If you want to see a new Poker room done right, see Caesars. You can't see it from the rest of the casino, just the POKER sign over the door next to the sports book. It's completely secluded.
Featherweight poker players are a good thing. Maybe I'll wander over there tomorrow.
Agree Caesars poker room is really well done. So is Venetian's for that matter, but it still hasn't caught on for some reason.
Mike P.
The IP poker "room" was previously a bar/lounge act area.
These this-year/last-year comparisons will always be down while Lady Luck is closed. I'd rather see what retailers call same-store comparisons, i.e., apples vs apples.
The good: GN is getting new development. El Cortez is getting renovated. Lady Luck is getting renovated, and the owners are also responsible for the Triple George and Hogs'n Heifers. New restaurants have gone in across from Neonopolis, which itself has new ownership. Don Barden keeps tweaking the Fitz. Boyd stabilizes a chunk of downtown.
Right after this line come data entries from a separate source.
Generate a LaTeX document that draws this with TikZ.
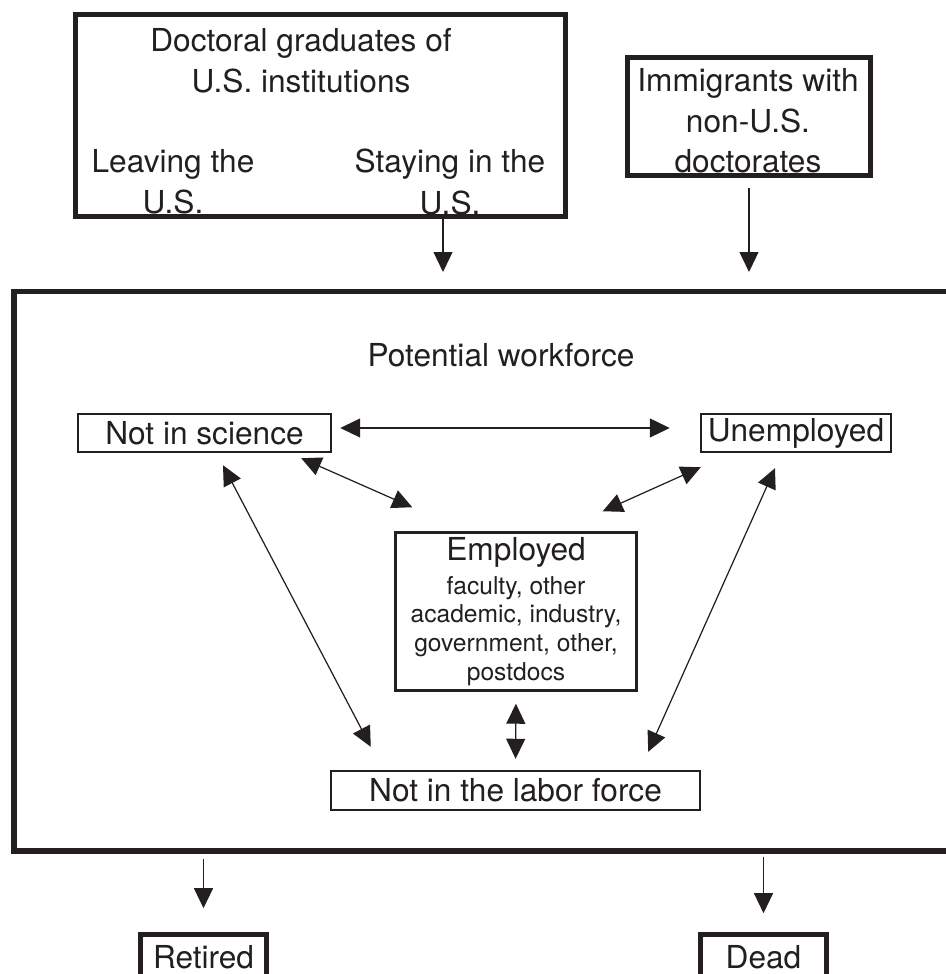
\documentclass[tikz,border=0pt]{standalone}
\usepackage{fontspec}
\setmainfont{TeX Gyre Heros}
\usepackage{tikz}
\usetikzlibrary{arrows.meta,positioning,calc}
\definecolor{ink}{HTML}{231F20}
\tikzset{
  box/.style      = {draw, line width=1.4pt, rectangle, inner sep=0pt, align=center},
  heavybox/.style = {draw, line width=2.9pt, rectangle, inner sep=0pt, align=center},
  flow/.style     = {-{Triangle[length=0.4cm,width=0.38cm]}, line width=0.7pt},
  dflow/.style    = {{Triangle[length=0.4cm,width=0.38cm]}-{Triangle[length=0.4cm,width=0.38cm]},
                     line width=0.7pt},
}
\newcommand{\bigtext}{\fontsize{18}{23.5}\selectfont}
\newcommand{\smalltext}{\fontsize{14}{16.3}\selectfont}

\begin{document}
\begin{tikzpicture}[x=1cm,y=1cm,color=ink,text=ink]
\useasboundingbox (0,0) rectangle (18.9,19.48);
% sources
\node[heavybox,minimum width=9.8cm,minimum height=4.04cm] (grad) at (6.41,17.17) {};
\node[font=\bigtext,align=center] (gradtitle) at (6.02,18.26) {Doctoral graduates of\\U.S. institutions};
\node[font=\bigtext,align=center] (leaving) at (3.46,15.84) {Leaving the\\U.S.};
\node[font=\bigtext,align=center] (staying) at (9.0,15.84) {Staying in the\\U.S.};
\node[heavybox,minimum width=4.86cm,minimum height=2.36cm] (immig) at (14.98,17.15) {};
\node[font=\fontsize{18}{23}\selectfont,align=center] (immigtext) at (14.96,17.06) {Immigrants with\\non-U.S.\\doctorates};
% potential workforce
\node[draw,line width=3.4pt,minimum width=19.22cm,minimum height=11.19cm] (pool) at (9.89,8.055) {};
\node[font=\bigtext] (pooltitle) at (10.02,12.38) {Potential workforce};
\node[box,font=\bigtext,minimum width=5.06cm,minimum height=0.76cm] (ns) at (4.09,10.82) {Not in science};
\node[box,font=\bigtext,minimum width=3.8cm,minimum height=0.76cm] (un) at (15.92,10.82) {Unemployed};
\node[box,font=\smalltext,minimum width=4.82cm,minimum height=3.16cm] (emp) at (10.32,7.25)
  {{\fontsize{18}{20}\selectfont Employed}\\[3pt]faculty, other\\academic, industry,\\government, other,\\postdocs};
\node[box,font=\bigtext,minimum width=7.38cm,minimum height=0.78cm] (nlf) at (10.31,3.67) {Not in the labor force};
% exits
\node[heavybox,line width=2.6pt,font=\bigtext,minimum width=2.52cm,minimum height=0.9cm] (ret) at (4.07,0.34) {Retired};
\node[heavybox,line width=2.6pt,font=\bigtext,minimum width=2.52cm,minimum height=0.9cm] (dead) at (15.27,0.34) {Dead};
% flows in
\coordinate (gout) at ([xshift=2.45cm]grad.south);
\draw[flow,shorten >=0.33cm] (gout) -- (gout |- pool.north);
\draw[flow,shorten <=0.2cm,shorten >=0.33cm] (immig.south) -- (immig.south |- pool.north);
% moves inside
\draw[dflow,shorten <=0.16cm,shorten >=0.6cm] ([yshift=1mm]ns.east) -- ([yshift=1mm]un.west);
\draw[dflow] ([shift={(-0.62,-0.1)}]ns.south east) -- ([shift={(0.36,0.48)}]emp.north west);
\draw[dflow] ([shift={(0.02,-0.28)}]un.south west) -- ([shift={(-0.7,0.4)}]emp.north east);
\draw[dflow] ([shift={(0.37,-0.24)}]ns.south) -- ([shift={(0.82,0.46)}]nlf.north west);
\draw[dflow] ([shift={(-0.42,-0.3)}]un.south) -- ([shift={(-1.06,0.36)}]nlf.north east);
\draw[dflow,shorten <=0.24cm,shorten >=0.22cm] (emp.south) -- (nlf.north);
% flows out
\draw[flow,shorten <=0.1cm,shorten >=0.48cm] (pool.south -| ret.north) -- (ret.north);
\draw[flow,shorten <=0.06cm,shorten >=0.38cm] (pool.south -| dead.north) -- (dead.north);
\end{tikzpicture}
\end{document}
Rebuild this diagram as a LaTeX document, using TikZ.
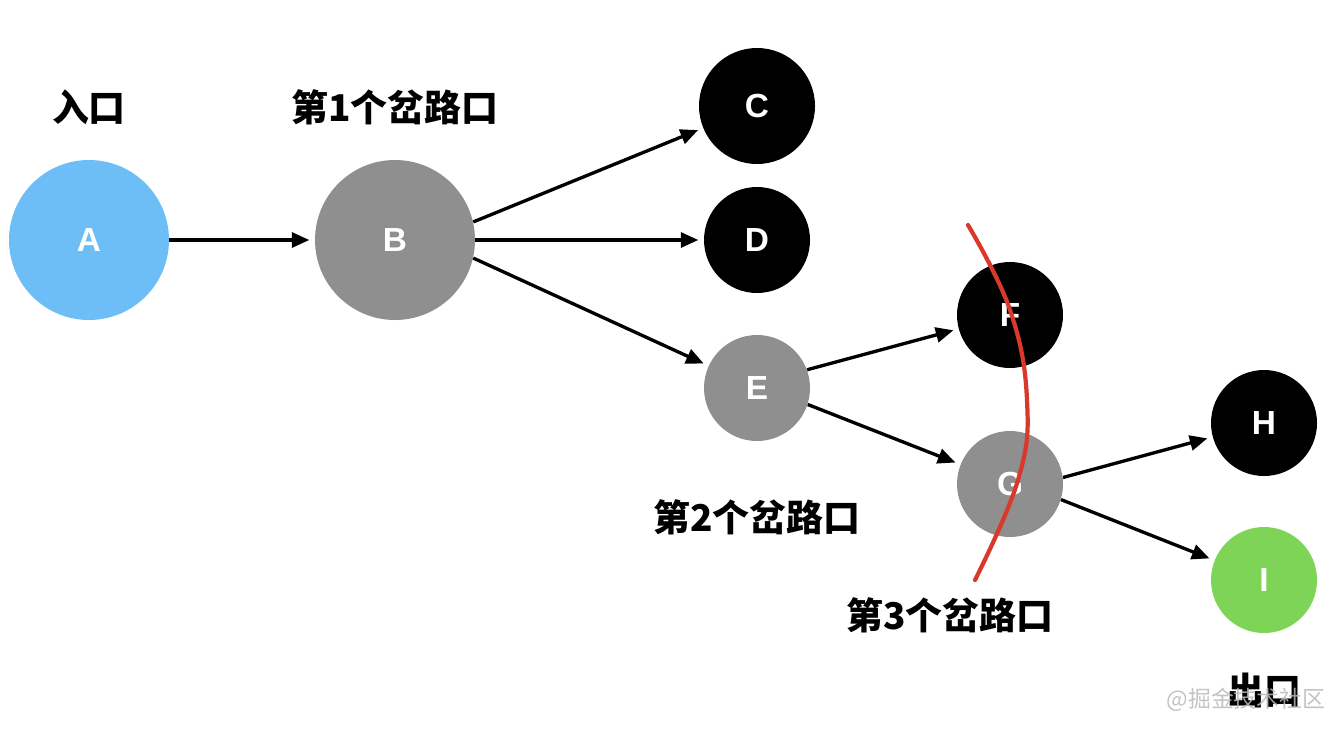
\documentclass[tikz,border=0pt]{standalone}
\usepackage{fontspec}
\setsansfont{Liberation Sans}
\newfontfamily\cjk{Noto Sans CJK SC}
\usepackage{xcolor}
\usetikzlibrary{positioning,arrows.meta}

\definecolor{entryblue}{HTML}{6DBDF6}
\definecolor{forkgray}{HTML}{8F8F8F}
\definecolor{exitgreen}{HTML}{7ED456}
\definecolor{cutred}{HTML}{D8392B}

\begin{document}
\begin{tikzpicture}[on grid, auto,
    dot/.style={circle, inner sep=0pt, minimum size=2.12cm, text=white,
        font=\sffamily\bfseries\fontsize{19}{21}\selectfont},
    big/.style={dot, minimum size=3.2cm},
    tag/.style={inner sep=0pt, font=\cjk\bfseries\fontsize{21}{25}\selectfont},
    link/.style={-{Triangle[length=10pt,width=8.5pt]}, line width=1.9pt,
        shorten >=3pt},
    cut/.style={draw=cutred, line width=2.4pt, line cap=round}]

    \useasboundingbox (0,0) rectangle (26.88,-14.92);

    \node[big, fill=entryblue] (A) at (1.78,-4.80) {A};
    \node[big, fill=forkgray] (B) [right=6.12cm of A] {B};
    \node[dot, fill=black, minimum size=2.32cm] (C) [above right=2.68cm and 7.24cm of B] {C};
    \node[dot, fill=black] (D) [right=7.24cm of B] {D};
    \node[dot, fill=forkgray] (E) [below right=2.96cm and 7.24cm of B] {E};
    \node[dot, fill=black] (F) [above right=1.46cm and 5.06cm of E] {F};
    \node[dot, fill=forkgray] (G) [below right=1.92cm and 5.06cm of E] {G};
    \node[dot, fill=black] (H) [above right=1.22cm and 5.08cm of G] {H};
    \node[dot, fill=exitgreen] (I) [below right=1.92cm and 5.08cm of G] {I};

    \node[tag] (in) [above=2.66cm of A] {入口};
    \node[tag] (fork1) [above=2.66cm of B] {第1个岔路口};
    \node[tag] (fork2) [below=2.58cm of E] {第2个岔路口};
    \node[tag] (fork3) [below left=2.62cm and 1.2cm of G] {第3个岔路口};
    \node[tag] (out) [below=2.2cm of I] {出口};

    \path[link]
        (A) edge (B)
        (B.13) edge (C)
        (B) edge (D)
        (B.-13) edge (E)

        (E.20) edge (F)
        (E.-18) edge (G)

        (G.7) edge (H)
        (G.-17) edge (I);

    \draw[cut] plot[smooth, tension=0.7] coordinates
        {(19.36,-4.50) (20.20,-6.20) (20.54,-8.00) (20.36,-9.60) (19.50,-11.60)};

    \node[font=\cjk\fontsize{13}{15}\selectfont, text=gray!55, opacity=.85] (mark)
        at (24.92,-14.00) {@掘金技术社区};

\end{tikzpicture}
\end{document}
The bad: Binions is down vs last year, MTR may not be up to the task, but then they had an uphill climb anyway. Tavares is mixed - table gaming is good, but players are complaining about the hosts/pit bosses and leaving. Tavares has no apparent interest in property development.
Finally, not sure what it's going to do, but that Streamline condo dev't going in between El Cortez and Neonopolis is going to affect the neighborhood. Couple it with the other downtown loft/condo projects and you've got an evolving local demographic.